On the gentrification side, look at this critique of what’s happening to neighbourhoods in San Francisco and New York (High Line). Or hey, anything happening in Vancouver, a world capital of property-as-investment rather than property-as-shelter.
The right to housing certainly seems like it should be a fundamental human right. One of the things that I haven’t seen addressed in the coverage of Mitt Romney’s “47%” talk is what he listed as the things that the layabout non-income tax paying people feel entitled to: “healthcare, food, housing”. Ummmm… yeah — what person isn’t entitled to those?
Amen. And thank you for this comment, by the way. It is always heartening to have other bloggers back up this argument, particularly when we’re all in the interior design and shelter porn world. If if we have the privilege to talk about beautifying our homes all the time, we should also be advocating for those who don’t have or can barely afford a place to live. As for your point about Romney – no kidding!

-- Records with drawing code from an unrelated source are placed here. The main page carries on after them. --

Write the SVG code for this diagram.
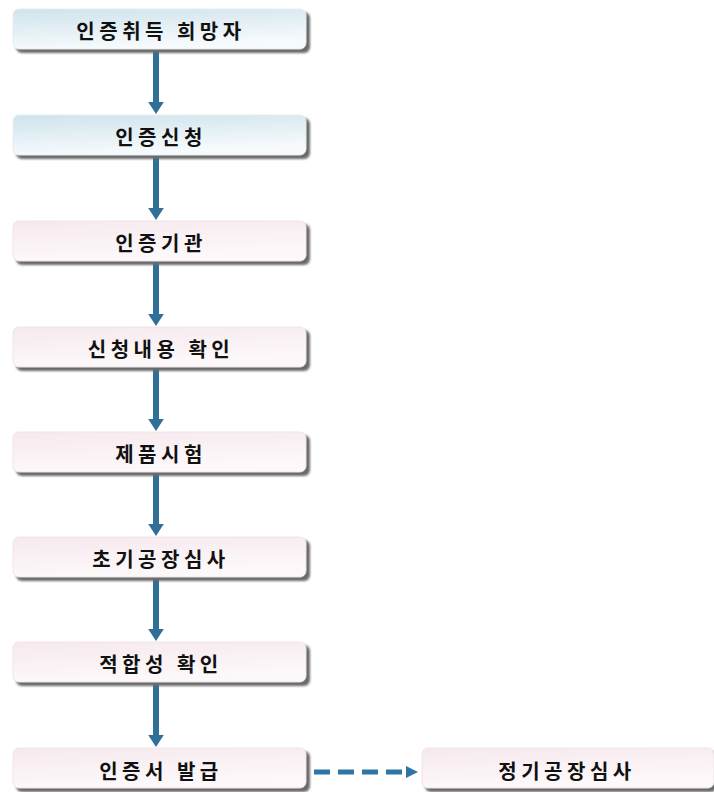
<svg xmlns="http://www.w3.org/2000/svg" width="714" height="792" viewBox="0 0 714 792">
<defs>
<linearGradient id="gBlue" x1="0" y1="0" x2="0.3" y2="1">
<stop offset="0" stop-color="#cfe3ec"/>
<stop offset="1" stop-color="#f7fbfd"/>
</linearGradient>
<linearGradient id="gPink" x1="0" y1="0" x2="0.3" y2="1">
<stop offset="0" stop-color="#f6e9ee"/>
<stop offset="1" stop-color="#fdf9fa"/>
</linearGradient>
<filter id="blur" x="-5%" y="-20%" width="110%" height="140%">
<feGaussianBlur stdDeviation="1"/>
</filter>
<marker id="ah" markerWidth="2" markerHeight="2.6" refX="0" refY="1.3" orient="auto" markerUnits="strokeWidth">
<path d="M0,0 L2,1.3 L0,2.6 z" fill="#2f6f98"/>
</marker>
<marker id="ah2" markerWidth="2.4" markerHeight="2.4" refX="0" refY="1.2" orient="auto" markerUnits="strokeWidth">
<path d="M0,0 L2.4,1.2 L0,2.4 z" fill="#2f75a3"/>
</marker>
</defs>
<style>
.sh{fill:#6a6a6a;filter:url(#blur);}
.bb{fill:url(#gBlue);stroke:#e4eef3;stroke-width:1;}
.bp{fill:url(#gPink);stroke:#efe4e8;stroke-width:1;}
.t{font-family:"Noto Sans CJK KR","Noto Sans CJK SC",sans-serif;font-weight:bold;font-size:20px;letter-spacing:4.5px;fill:#111;text-anchor:middle;dominant-baseline:central;}
.v{stroke:#2f6f98;stroke-width:6;fill:none;}
.d{stroke:#2f75a3;stroke-width:5;stroke-dasharray:16 8;fill:none;}
</style>
<g id="connectors">
<line class="v" x1="156" y1="50" x2="156" y2="102" marker-end="url(#ah)"/>
<line class="v" x1="156" y1="156" x2="156" y2="208" marker-end="url(#ah)"/>
<line class="v" x1="156" y1="262" x2="156" y2="314" marker-end="url(#ah)"/>
<line class="v" x1="156" y1="368" x2="156" y2="419" marker-end="url(#ah)"/>
<line class="v" x1="156" y1="473" x2="156" y2="524" marker-end="url(#ah)"/>
<line class="v" x1="156" y1="578" x2="156" y2="629" marker-end="url(#ah)"/>
<line class="v" x1="156" y1="683" x2="156" y2="735" marker-end="url(#ah)"/>
<line class="d" x1="314" y1="772" x2="406" y2="772" marker-end="url(#ah2)"/>
</g>
<g id="n1">
<rect class="sh" x="16" y="12" width="294" height="41" rx="6"/>
<rect class="bb" x="13" y="9" width="293" height="40" rx="6"/>
<text class="t" x="161" y="30">인증취득 희망자</text>
</g>
<g id="n2">
<rect class="sh" x="16" y="118" width="294" height="41" rx="6"/>
<rect class="bb" x="13" y="115" width="293" height="40" rx="6"/>
<text class="t" x="161" y="136">인증신청</text>
</g>
<g id="n3">
<rect class="sh" x="16" y="224" width="294" height="41" rx="6"/>
<rect class="bp" x="13" y="221" width="293" height="40" rx="6"/>
<text class="t" x="161" y="242">인증기관</text>
</g>
<g id="n4">
<rect class="sh" x="16" y="330" width="294" height="41" rx="6"/>
<rect class="bp" x="13" y="327" width="293" height="40" rx="6"/>
<text class="t" x="161" y="348">신청내용 확인</text>
</g>
<g id="n5">
<rect class="sh" x="16" y="435" width="294" height="41" rx="6"/>
<rect class="bp" x="13" y="432" width="293" height="40" rx="6"/>
<text class="t" x="161" y="453">제품시험</text>
</g>
<g id="n6">
<rect class="sh" x="16" y="540" width="294" height="41" rx="6"/>
<rect class="bp" x="13" y="537" width="293" height="40" rx="6"/>
<text class="t" x="161" y="558">초기공장심사</text>
</g>
<g id="n7">
<rect class="sh" x="16" y="645" width="294" height="41" rx="6"/>
<rect class="bp" x="13" y="642" width="293" height="40" rx="6"/>
<text class="t" x="161" y="663">적합성 확인</text>
</g>
<g id="n8">
<rect class="sh" x="16" y="751" width="294" height="41" rx="6"/>
<rect class="bp" x="13" y="748" width="293" height="40" rx="6"/>
<text class="t" x="161" y="770">인증서 발급</text>
</g>
<g id="n9">
<rect class="sh" x="425" y="751" width="292" height="41" rx="6"/>
<rect class="bp" x="422" y="748" width="292" height="40" rx="6"/>
<text class="t" x="567" y="770">정기공장심사</text>
</g>
</svg>
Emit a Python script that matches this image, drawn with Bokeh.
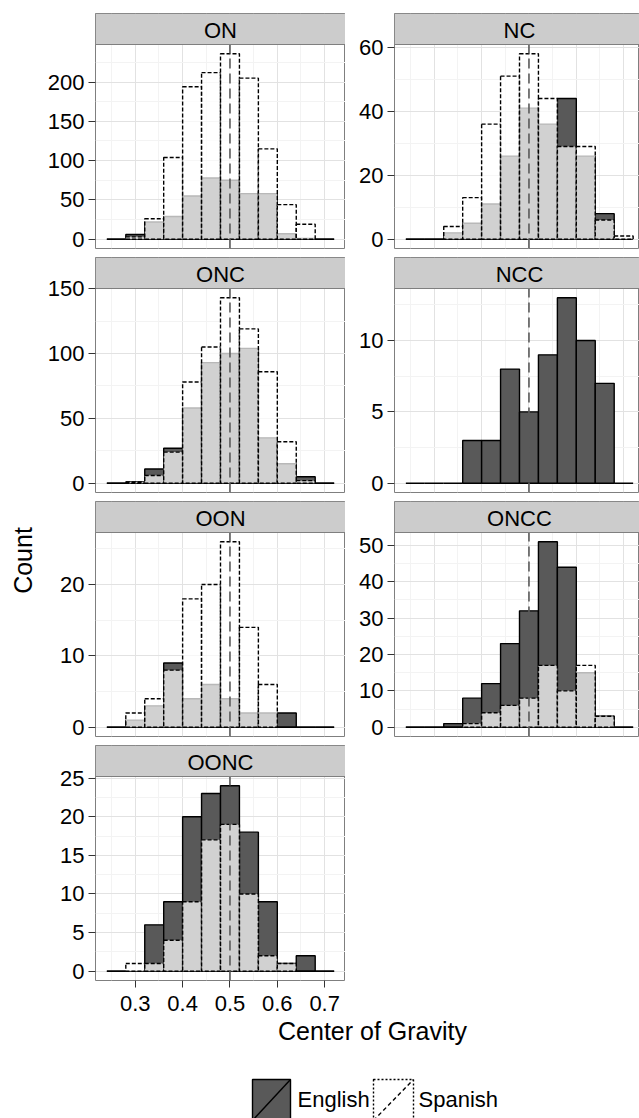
import numpy as np
from bokeh.plotting import figure
from bokeh.layouts import row, column
from bokeh.models import Range1d, FixedTicker
from bokeh.core.properties import value
from bokeh.embed import file_html
from bokeh.resources import INLINE

# ---------------- data ----------------
BIN_LEFT = [0.24, 0.28, 0.32, 0.36, 0.40, 0.44, 0.48, 0.52, 0.56, 0.60, 0.64, 0.68]
BIN_WIDTH = 0.04
REF_LINE = 0.5
X_TICKS = [0.3, 0.4, 0.5, 0.6, 0.7]
X_TICK_LABELS = ["0.3", "0.4", "0.5", "0.6", "0.7"]

ON_english = [0, 6, 22, 29, 55, 78, 75, 58, 58, 7, 1, 0]
ON_spanish = [0, 3, 26, 104, 194, 212, 236, 205, 115, 44, 19, 0]
ON_yticks = [0, 50, 100, 150, 200]

NC_english = [0, 0, 2, 5, 11, 26, 41, 36, 44, 26, 8, 0]
NC_spanish = [0, 0, 4, 13, 36, 51, 58, 44, 29, 29, 6, 1]
NC_yticks = [0, 20, 40, 60]

ONC_english = [0, 1, 11, 27, 58, 93, 100, 104, 35, 15, 5, 0]
ONC_spanish = [0, 1, 6, 24, 78, 105, 143, 119, 86, 32, 2, 0]
ONC_yticks = [0, 50, 100, 150]

NCC_english = [0, 0, 0, 3, 3, 8, 5, 9, 13, 10, 7, 0]
NCC_spanish = []
NCC_yticks = [0, 5, 10]

OON_english = [0, 1, 3, 9, 4, 6, 4, 2, 2, 2, 0, 0]
OON_spanish = [0, 2, 4, 8, 18, 20, 26, 14, 6, 0, 0, 0]
OON_yticks = [0, 10, 20]

ONCC_english = [0, 0, 1, 8, 12, 23, 32, 51, 44, 15, 3, 0]
ONCC_spanish = [0, 0, 0, 1, 4, 6, 8, 17, 10, 17, 3, 0]
ONCC_yticks = [0, 10, 20, 30, 40, 50]

OONC_english = [0, 0, 6, 9, 20, 23, 24, 18, 9, 1, 2, 0]
OONC_spanish = [0, 1, 1, 4, 9, 17, 19, 10, 2, 1, 0, 0]
OONC_yticks = [0, 5, 10, 15, 20, 25]

SERIES_NAMES = ["English", "Spanish"]
X_TITLE = "Center of Gravity"
Y_TITLE = "Count"

# ---------------- style ----------------
FONT = "Liberation Sans"
EN_FILL = "#595959"
ES_FILL = "white"
ES_ALPHA = 0.72
STRIP_FILL = "#cccccc"
BORDER = "#7f7f7f"
SMALL = "22px"
BIG = "25px"
PANEL_H = 204
STRIP_H = 31

bin_right = [b + BIN_WIDTH for b in BIN_LEFT]
x_lo = BIN_LEFT[0]
x_hi = bin_right[-1]
x_pad = 0.05 * (x_hi - x_lo)
X0, X1 = x_lo - x_pad, x_hi + x_pad
X_MID = (X0 + X1) / 2
FULL_W = 250
RIGHT_W = 245
X1_RIGHT = X0 + (X1 - X0) * RIGHT_W / FULL_W

x_minor = [t - 0.05 for t in X_TICKS]


def base_fig(**kw):
    return figure(toolbar_location=None, output_backend="svg", title=None, **kw)


def make_panel(label, en, es, yticks, left_border, frame_w, x_end,
               top_border, bottom_border, show_x):
    vals = list(en) + list(es)
    ymax = max(vals)
    ypad = 0.05 * ymax
    lo, hi = -ypad, ymax + ypad
    dpp = (hi - lo) / PANEL_H
    top = hi + STRIP_H * dpp
    p = base_fig(frame_width=frame_w, frame_height=PANEL_H + STRIP_H,
                 x_range=Range1d(X0, x_end), y_range=Range1d(lo, top),
                 x_axis_location="below" if show_x else None,
                 y_axis_location="left",
                 min_border_left=left_border, min_border_right=0,
                 min_border_top=top_border, min_border_bottom=bottom_border,
                 background_fill_color="white", border_fill_color="white",
                 outline_line_color=BORDER, outline_line_width=1)
    step = yticks[1] - yticks[0]
    y_minor = [m for m in [yticks[0] - step / 2] + [t + step / 2 for t in yticks]
               if lo < m < hi]
    yt = FixedTicker(ticks=yticks, minor_ticks=y_minor)
    xt = FixedTicker(ticks=X_TICKS, minor_ticks=x_minor)
    p.xgrid.ticker = xt
    p.ygrid.ticker = yt
    for g in (p.xgrid, p.ygrid):
        g.grid_line_color = "#e2e2e2"
        g.grid_line_width = 1
        g.minor_grid_line_color = "#f3f3f3"
        g.minor_grid_line_width = 1
    axes = list(p.yaxis) + (list(p.xaxis) if show_x else [])
    for ax in axes:
        ax.axis_line_color = None
        ax.major_tick_out = 7
        ax.major_tick_in = 0
        ax.minor_tick_out = 0
        ax.minor_tick_in = 0
        ax.major_tick_line_color = "#333333"
        ax.major_tick_line_width = 1
        ax.major_label_text_font = FONT
        ax.major_label_text_font_size = SMALL
        ax.major_label_text_color = "black"
    p.yaxis.ticker = yt
    p.yaxis.major_label_standoff = 4
    if show_x:
        p.xaxis.ticker = xt
        p.xaxis.major_label_overrides = {t: s for t, s in zip(X_TICKS, X_TICK_LABELS)}
        p.xaxis.major_label_standoff = 8

    # histogram bars
    p.quad(left=BIN_LEFT, right=bin_right, bottom=0, top=en,
           fill_color=EN_FILL, line_color="black", line_width=1.4)
    if es:
        p.quad(left=BIN_LEFT, right=bin_right, bottom=0, top=es,
               fill_color=ES_FILL, fill_alpha=ES_ALPHA, line_color="black",
               line_width=1.4, line_dash="4 2")
    # reference line at 0.5 (panel height only)
    p.segment(x0=[REF_LINE], y0=[lo], x1=[REF_LINE], y1=[hi], line_color="#5a5a5a",
              line_width=1.6, line_dash="10 5")
    # facet strip
    p.quad(left=[X0], right=[x_end], bottom=[hi], top=[top], fill_color=STRIP_FILL,
           line_color=BORDER, line_width=1)
    p.text(x=[X_MID], y=[hi + STRIP_H * dpp * 0.45], text=[label], text_align="center",
           text_baseline="middle", text_font=value(FONT),
           text_font_size=SMALL, text_color="black")
    return p


CW = 38
LB = 95 - CW
RB = 49
TOP = 13
GAP = 9

left_col = column(
    make_panel("ON", ON_english, ON_spanish, ON_yticks, LB, FULL_W, X1, TOP, GAP, False),
    make_panel("ONC", ONC_english, ONC_spanish, ONC_yticks, LB, FULL_W, X1, 0, GAP, False),
    make_panel("OON", OON_english, OON_spanish, OON_yticks, LB, FULL_W, X1, 0, GAP, False),
    make_panel("OONC", OONC_english, OONC_spanish, OONC_yticks, LB, FULL_W, X1, 0, 40, True),
    spacing=0)

right_col = column(
    make_panel("NC", NC_english, NC_spanish, NC_yticks, RB, RIGHT_W, X1_RIGHT, TOP, GAP, False),
    make_panel("NCC", NCC_english, NCC_spanish, NCC_yticks, RB, RIGHT_W, X1_RIGHT, 0, GAP, False),
    make_panel("ONCC", ONCC_english, ONCC_spanish, ONCC_yticks, RB, RIGHT_W, X1_RIGHT, 0, GAP, False),
    spacing=0)

TOP_H = 1020  # height of the panel block

# y title figure (screen coordinates, y negated)
cf = base_fig(frame_width=CW, frame_height=TOP_H, x_range=Range1d(0, CW),
              y_range=Range1d(-TOP_H, 0), x_axis_location=None, y_axis_location=None,
              min_border_left=0, min_border_right=0, min_border_top=0, min_border_bottom=0,
              outline_line_color=None, background_fill_color="white", border_fill_color="white")
for g in cf.grid:
    g.visible = False
cf.text(x=[22], y=[-560], text=[Y_TITLE], angle=np.pi / 2, text_align="center",
        text_baseline="middle", text_font=value(FONT), text_font_size=BIG, text_color="black")

# bottom figure: x title + legend (transparent, slightly overlapping the axis area)
OVER = 6
BF_TOP = TOP_H - OVER
BF_H = 104
bf = base_fig(frame_width=639, frame_height=BF_H, x_range=Range1d(0, 639),
              y_range=Range1d(-(BF_TOP + BF_H), -BF_TOP), x_axis_location=None,
              y_axis_location=None, min_border_left=0, min_border_right=0,
              min_border_top=0, min_border_bottom=0, outline_line_color=None,
              background_fill_color=None, border_fill_color=None)
bf.styles = {"margin-top": f"-{OVER}px"}
for g in bf.grid:
    g.visible = False
bf.text(x=[372], y=[-1030], text=[X_TITLE], text_align="center", text_baseline="middle",
        text_font=value(FONT), text_font_size=BIG, text_color="black")
bf.quad(left=[252], right=[290], top=[-1079], bottom=[-1120],
        fill_color=EN_FILL, line_color="black", line_width=1.4)
bf.segment(x0=[252], y0=[-1120], x1=[290], y1=[-1079], line_color="black", line_width=1.4)
bf.quad(left=[373], right=[413], top=[-1079], bottom=[-1120],
        fill_color="white", line_color="black", line_width=1.4, line_dash="2 2")
bf.segment(x0=[373], y0=[-1120], x1=[413], y1=[-1079], line_color="black",
           line_width=1.4, line_dash="4 3")
bf.text(x=[297, 418], y=[-1099, -1099], text=SERIES_NAMES, text_align="left",
        text_baseline="middle", text_font=value(FONT), text_font_size=SMALL, text_color="black")

layout = column(row(cf, left_col, right_col, spacing=0), bf, spacing=0)

open("out.html", "w").write(file_html(layout, INLINE))
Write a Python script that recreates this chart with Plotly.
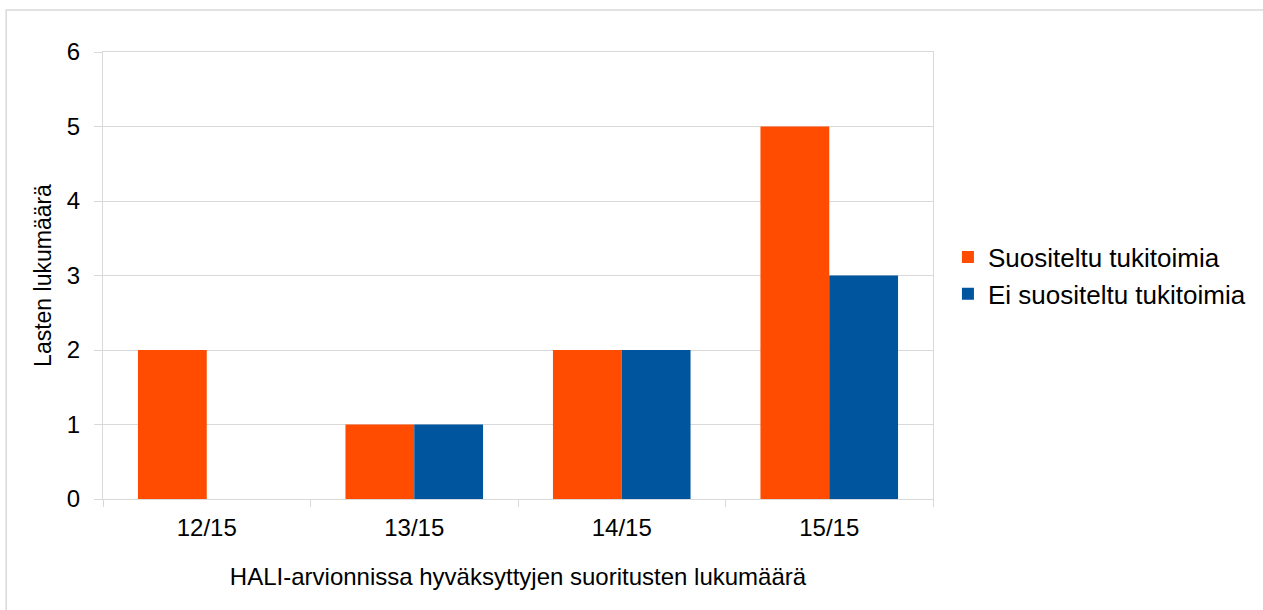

People being paid minimum wage by corporations profiting massively from their labour don’t deserve the right to fair pay or housing? Say what! R/Money is so out of touch with reality I’m surprised he’s not more worried about the pitchforks. Anyway, thanks.
I guess civics education has largely failed. Or succeeded if the goal was to make people so uncaring and/or disenchanted and/or ignorant that they wouldn’t participate in public life to any meaningful extent. Sigh.
I’ve seen the same sad old story in my local neighborhood in East London, a new shopping village of corporate ‘pop-up’ chain stores has been the final straw. Chain stores are the grim reaper for any vibrant low-rent area… It great that you guys think about these things, thats what the world needs! Else you end up with social housing that looks like it was designed for cattle not humans (we see ALOT of this in England) the only social housing thats stood the test of time seems to be the Victorian ones, which were mostly sold off thanks to Thatcher!